Begin
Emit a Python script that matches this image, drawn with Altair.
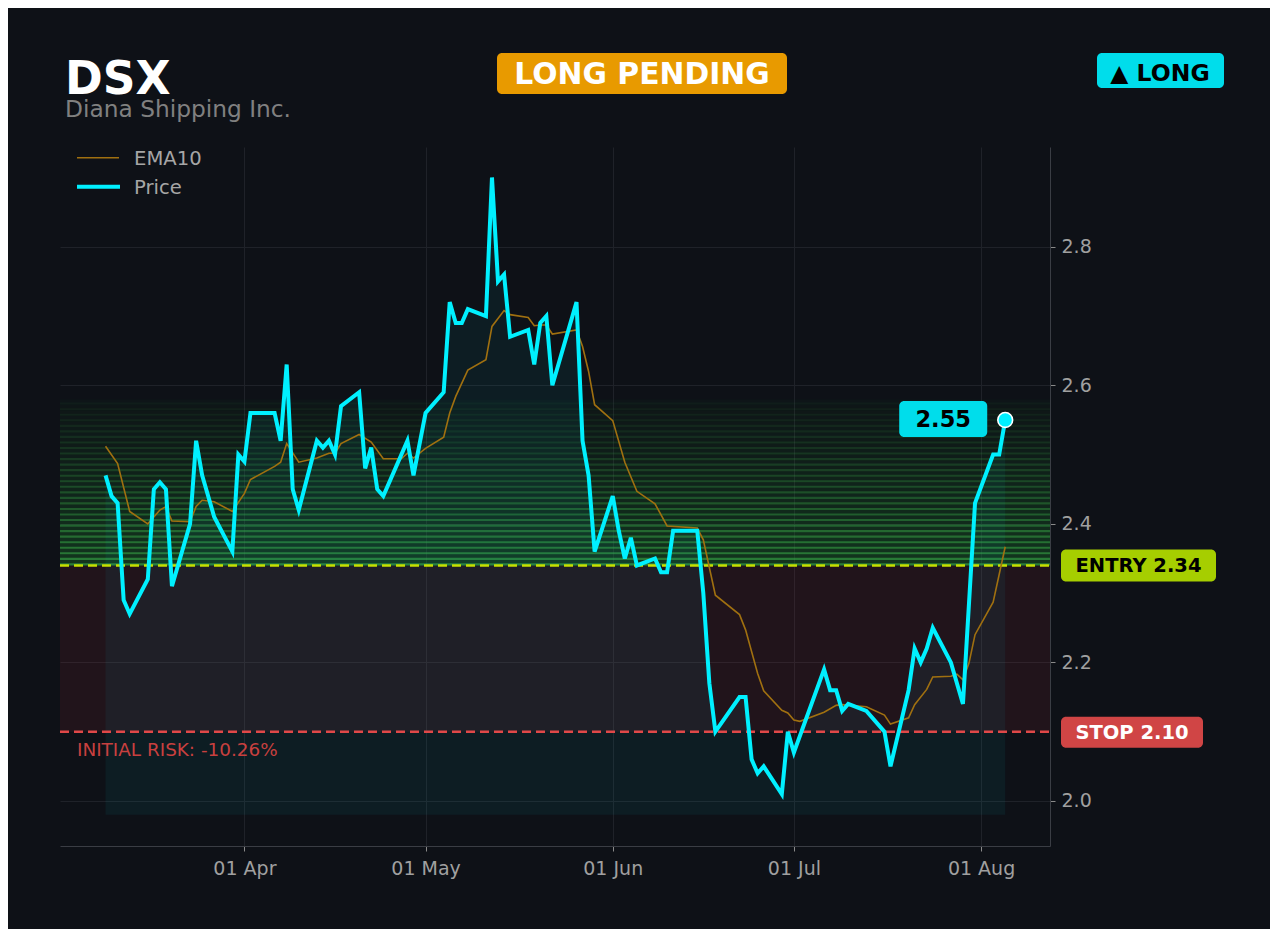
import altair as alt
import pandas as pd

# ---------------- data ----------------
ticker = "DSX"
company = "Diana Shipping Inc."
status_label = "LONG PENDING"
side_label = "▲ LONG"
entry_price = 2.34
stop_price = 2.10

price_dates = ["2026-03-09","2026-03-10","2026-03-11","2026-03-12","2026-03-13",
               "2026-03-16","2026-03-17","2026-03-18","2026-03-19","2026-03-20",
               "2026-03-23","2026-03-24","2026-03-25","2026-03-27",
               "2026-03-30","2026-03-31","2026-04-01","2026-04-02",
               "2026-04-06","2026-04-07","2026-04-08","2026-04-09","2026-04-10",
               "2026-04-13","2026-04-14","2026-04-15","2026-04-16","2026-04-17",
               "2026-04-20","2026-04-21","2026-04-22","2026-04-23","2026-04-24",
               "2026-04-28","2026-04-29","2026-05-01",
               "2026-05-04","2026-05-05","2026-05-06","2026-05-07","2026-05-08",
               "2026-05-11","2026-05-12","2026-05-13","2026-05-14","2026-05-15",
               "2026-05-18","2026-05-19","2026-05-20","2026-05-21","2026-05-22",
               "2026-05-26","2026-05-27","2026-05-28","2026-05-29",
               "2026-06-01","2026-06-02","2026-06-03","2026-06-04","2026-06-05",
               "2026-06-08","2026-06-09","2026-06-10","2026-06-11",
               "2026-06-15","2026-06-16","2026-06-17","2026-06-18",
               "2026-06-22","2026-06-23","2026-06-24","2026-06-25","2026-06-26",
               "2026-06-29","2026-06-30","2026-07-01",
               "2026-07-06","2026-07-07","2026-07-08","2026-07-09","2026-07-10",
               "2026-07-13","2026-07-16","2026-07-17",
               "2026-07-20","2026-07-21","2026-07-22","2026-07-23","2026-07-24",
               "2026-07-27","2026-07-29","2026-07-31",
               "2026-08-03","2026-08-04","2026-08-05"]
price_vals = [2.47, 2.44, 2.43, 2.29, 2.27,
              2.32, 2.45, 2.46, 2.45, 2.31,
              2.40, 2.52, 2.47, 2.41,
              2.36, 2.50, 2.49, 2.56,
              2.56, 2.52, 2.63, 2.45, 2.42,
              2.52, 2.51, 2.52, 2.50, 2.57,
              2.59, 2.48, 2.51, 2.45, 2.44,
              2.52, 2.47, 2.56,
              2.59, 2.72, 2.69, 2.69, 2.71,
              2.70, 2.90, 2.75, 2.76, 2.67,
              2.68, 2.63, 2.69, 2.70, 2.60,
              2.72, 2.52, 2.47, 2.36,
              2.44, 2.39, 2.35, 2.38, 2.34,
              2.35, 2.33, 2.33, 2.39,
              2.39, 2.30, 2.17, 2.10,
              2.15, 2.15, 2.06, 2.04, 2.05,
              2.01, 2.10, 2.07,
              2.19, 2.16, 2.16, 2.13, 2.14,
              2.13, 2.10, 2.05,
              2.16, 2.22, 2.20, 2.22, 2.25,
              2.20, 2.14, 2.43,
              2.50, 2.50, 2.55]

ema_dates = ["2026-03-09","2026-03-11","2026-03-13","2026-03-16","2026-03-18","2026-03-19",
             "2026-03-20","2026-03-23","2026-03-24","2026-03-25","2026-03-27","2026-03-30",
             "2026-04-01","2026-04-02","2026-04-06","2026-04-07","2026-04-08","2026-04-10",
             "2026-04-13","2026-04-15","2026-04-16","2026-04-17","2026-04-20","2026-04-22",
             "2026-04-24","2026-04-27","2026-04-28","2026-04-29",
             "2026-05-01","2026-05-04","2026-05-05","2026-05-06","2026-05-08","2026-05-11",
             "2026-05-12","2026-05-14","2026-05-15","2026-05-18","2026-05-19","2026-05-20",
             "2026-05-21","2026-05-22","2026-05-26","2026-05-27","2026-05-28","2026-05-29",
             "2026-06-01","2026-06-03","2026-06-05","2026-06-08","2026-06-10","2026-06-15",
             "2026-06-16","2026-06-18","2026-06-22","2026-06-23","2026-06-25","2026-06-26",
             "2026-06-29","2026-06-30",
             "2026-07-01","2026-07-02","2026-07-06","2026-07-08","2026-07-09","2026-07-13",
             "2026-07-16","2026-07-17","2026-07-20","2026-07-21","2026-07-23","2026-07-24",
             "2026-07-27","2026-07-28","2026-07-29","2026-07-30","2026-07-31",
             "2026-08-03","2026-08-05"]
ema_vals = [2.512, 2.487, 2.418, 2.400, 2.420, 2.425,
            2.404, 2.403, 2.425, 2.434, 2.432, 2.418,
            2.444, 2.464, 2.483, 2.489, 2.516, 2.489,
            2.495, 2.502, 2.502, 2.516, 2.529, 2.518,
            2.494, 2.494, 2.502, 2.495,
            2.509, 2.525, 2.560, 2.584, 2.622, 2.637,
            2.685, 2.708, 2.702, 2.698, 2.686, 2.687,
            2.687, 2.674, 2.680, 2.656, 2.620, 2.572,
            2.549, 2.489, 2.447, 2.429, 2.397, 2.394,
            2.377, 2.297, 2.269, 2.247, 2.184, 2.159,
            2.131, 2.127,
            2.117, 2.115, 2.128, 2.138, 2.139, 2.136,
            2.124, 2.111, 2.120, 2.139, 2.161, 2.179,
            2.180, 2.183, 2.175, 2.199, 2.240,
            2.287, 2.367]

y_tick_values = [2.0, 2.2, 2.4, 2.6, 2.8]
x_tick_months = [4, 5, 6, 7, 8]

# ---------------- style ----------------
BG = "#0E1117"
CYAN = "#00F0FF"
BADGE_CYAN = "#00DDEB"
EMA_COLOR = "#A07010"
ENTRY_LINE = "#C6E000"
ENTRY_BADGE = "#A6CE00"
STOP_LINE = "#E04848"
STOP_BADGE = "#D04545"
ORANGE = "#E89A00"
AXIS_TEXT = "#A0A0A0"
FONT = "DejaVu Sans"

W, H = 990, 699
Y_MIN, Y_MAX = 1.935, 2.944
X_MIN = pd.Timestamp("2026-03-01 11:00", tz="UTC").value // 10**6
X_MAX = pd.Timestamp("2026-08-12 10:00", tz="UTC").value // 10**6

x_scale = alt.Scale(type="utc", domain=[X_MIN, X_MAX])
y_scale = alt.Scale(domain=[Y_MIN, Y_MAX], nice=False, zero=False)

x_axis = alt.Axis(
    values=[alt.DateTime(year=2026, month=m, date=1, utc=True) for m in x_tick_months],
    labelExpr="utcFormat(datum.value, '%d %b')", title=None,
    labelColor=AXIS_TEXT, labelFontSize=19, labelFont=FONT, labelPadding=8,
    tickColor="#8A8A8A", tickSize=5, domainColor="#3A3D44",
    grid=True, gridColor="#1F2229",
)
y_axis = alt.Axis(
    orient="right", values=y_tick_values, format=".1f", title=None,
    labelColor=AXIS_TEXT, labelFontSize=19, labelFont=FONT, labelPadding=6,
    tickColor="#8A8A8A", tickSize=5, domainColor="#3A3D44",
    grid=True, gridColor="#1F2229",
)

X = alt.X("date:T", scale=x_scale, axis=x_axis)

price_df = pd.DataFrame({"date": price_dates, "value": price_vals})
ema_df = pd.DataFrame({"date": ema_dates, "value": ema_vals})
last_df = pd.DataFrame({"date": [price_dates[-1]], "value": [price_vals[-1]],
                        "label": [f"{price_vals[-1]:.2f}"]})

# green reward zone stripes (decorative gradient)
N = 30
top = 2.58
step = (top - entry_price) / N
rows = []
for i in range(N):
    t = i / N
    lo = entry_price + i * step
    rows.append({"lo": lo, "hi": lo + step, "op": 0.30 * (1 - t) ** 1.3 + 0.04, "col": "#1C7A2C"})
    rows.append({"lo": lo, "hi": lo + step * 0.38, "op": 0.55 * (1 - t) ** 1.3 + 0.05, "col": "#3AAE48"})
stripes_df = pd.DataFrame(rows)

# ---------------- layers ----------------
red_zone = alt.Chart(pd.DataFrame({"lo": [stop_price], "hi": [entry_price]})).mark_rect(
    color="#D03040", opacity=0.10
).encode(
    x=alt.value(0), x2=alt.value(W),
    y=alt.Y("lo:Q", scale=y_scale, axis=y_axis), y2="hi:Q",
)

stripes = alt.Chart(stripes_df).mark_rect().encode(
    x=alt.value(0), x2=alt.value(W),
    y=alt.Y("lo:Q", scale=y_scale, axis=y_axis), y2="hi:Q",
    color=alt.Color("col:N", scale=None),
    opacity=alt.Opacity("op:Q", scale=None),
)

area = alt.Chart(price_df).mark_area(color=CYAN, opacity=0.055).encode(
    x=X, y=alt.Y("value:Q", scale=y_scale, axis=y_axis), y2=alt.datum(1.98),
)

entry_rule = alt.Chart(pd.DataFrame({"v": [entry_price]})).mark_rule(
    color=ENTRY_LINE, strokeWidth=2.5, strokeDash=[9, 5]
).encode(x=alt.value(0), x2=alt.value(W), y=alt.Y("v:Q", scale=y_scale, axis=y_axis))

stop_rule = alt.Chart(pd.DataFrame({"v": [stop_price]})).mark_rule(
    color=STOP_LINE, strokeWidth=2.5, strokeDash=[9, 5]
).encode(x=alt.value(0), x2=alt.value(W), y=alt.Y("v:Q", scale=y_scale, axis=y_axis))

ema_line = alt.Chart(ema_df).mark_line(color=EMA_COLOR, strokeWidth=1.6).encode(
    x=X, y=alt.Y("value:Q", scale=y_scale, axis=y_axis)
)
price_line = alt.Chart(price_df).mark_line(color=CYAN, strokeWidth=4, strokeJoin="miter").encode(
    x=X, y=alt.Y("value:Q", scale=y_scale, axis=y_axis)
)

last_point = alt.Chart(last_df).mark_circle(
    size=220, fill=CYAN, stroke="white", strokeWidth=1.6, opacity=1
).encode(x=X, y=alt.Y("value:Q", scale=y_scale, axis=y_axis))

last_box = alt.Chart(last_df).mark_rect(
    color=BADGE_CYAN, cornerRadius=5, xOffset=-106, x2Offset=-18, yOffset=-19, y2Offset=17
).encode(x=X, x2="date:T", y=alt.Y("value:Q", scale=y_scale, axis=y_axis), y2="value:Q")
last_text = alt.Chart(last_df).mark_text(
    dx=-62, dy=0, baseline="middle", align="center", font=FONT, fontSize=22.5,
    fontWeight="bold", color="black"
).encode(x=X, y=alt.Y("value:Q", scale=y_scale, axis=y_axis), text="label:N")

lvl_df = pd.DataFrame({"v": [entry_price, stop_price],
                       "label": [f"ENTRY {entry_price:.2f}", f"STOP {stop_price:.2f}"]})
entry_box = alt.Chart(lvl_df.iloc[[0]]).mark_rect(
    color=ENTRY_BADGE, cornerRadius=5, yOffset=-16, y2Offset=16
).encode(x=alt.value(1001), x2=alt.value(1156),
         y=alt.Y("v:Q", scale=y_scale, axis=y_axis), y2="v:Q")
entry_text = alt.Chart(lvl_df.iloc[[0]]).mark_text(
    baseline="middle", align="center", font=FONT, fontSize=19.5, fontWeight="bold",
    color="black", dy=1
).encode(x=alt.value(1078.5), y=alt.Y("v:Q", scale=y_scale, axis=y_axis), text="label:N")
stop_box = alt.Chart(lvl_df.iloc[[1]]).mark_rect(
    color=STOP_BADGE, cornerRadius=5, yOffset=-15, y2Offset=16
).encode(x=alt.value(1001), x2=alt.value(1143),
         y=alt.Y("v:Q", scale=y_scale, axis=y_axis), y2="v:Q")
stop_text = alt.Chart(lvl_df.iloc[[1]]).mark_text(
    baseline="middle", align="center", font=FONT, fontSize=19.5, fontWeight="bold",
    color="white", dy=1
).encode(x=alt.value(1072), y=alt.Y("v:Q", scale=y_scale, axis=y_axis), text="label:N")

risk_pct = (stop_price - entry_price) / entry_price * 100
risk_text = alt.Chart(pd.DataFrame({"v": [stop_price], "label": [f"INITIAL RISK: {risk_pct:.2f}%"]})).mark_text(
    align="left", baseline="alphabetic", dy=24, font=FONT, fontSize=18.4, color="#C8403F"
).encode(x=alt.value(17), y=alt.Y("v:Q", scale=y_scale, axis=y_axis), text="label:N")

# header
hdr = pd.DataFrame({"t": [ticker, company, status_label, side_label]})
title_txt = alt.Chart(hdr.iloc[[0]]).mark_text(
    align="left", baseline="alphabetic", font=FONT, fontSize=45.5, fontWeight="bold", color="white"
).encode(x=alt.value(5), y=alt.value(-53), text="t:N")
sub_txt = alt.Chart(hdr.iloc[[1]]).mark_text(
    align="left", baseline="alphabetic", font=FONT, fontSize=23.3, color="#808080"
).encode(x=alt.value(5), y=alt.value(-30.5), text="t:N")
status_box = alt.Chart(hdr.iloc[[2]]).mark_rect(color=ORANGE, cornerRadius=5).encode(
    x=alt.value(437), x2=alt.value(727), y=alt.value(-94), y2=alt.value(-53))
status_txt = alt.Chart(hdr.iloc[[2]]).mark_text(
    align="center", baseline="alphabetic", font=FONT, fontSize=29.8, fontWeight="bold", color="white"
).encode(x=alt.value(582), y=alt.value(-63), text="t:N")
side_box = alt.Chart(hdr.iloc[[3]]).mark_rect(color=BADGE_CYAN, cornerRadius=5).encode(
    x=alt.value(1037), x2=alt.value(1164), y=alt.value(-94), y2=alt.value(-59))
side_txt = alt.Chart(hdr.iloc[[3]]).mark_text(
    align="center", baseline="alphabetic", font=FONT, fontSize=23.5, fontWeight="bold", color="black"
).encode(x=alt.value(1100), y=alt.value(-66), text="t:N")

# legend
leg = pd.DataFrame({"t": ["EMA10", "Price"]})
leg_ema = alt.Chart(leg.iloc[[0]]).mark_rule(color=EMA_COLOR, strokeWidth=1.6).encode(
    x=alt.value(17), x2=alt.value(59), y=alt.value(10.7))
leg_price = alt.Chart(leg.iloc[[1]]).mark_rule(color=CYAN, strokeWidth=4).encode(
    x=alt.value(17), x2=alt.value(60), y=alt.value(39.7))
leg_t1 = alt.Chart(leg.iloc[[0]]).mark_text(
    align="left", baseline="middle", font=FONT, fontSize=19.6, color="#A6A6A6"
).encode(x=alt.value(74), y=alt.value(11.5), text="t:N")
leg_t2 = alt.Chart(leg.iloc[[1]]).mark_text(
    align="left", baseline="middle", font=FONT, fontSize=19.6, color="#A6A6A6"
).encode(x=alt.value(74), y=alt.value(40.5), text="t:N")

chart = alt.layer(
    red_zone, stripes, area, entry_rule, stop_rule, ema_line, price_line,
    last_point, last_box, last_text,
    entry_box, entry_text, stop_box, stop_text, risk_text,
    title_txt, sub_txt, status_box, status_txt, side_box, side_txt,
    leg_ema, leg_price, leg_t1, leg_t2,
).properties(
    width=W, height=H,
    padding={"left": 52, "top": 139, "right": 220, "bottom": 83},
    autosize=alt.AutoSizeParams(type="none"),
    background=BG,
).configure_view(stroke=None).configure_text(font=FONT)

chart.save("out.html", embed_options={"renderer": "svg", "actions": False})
End
PROBLEM REQUIREMENTS. Leave out the pictures and repeat exactly the lines from the start of the material through the line that contains "stop_price = 2.10", both included.

WRITTEN RESPONSE.
Emit a Python script that matches this image, drawn with Altair.
import altair as alt
import pandas as pd

# ---------------- data ----------------
ticker = "DSX"
company = "Diana Shipping Inc."
status_label = "LONG PENDING"
side_label = "▲ LONG"
entry_price = 2.34
stop_price = 2.10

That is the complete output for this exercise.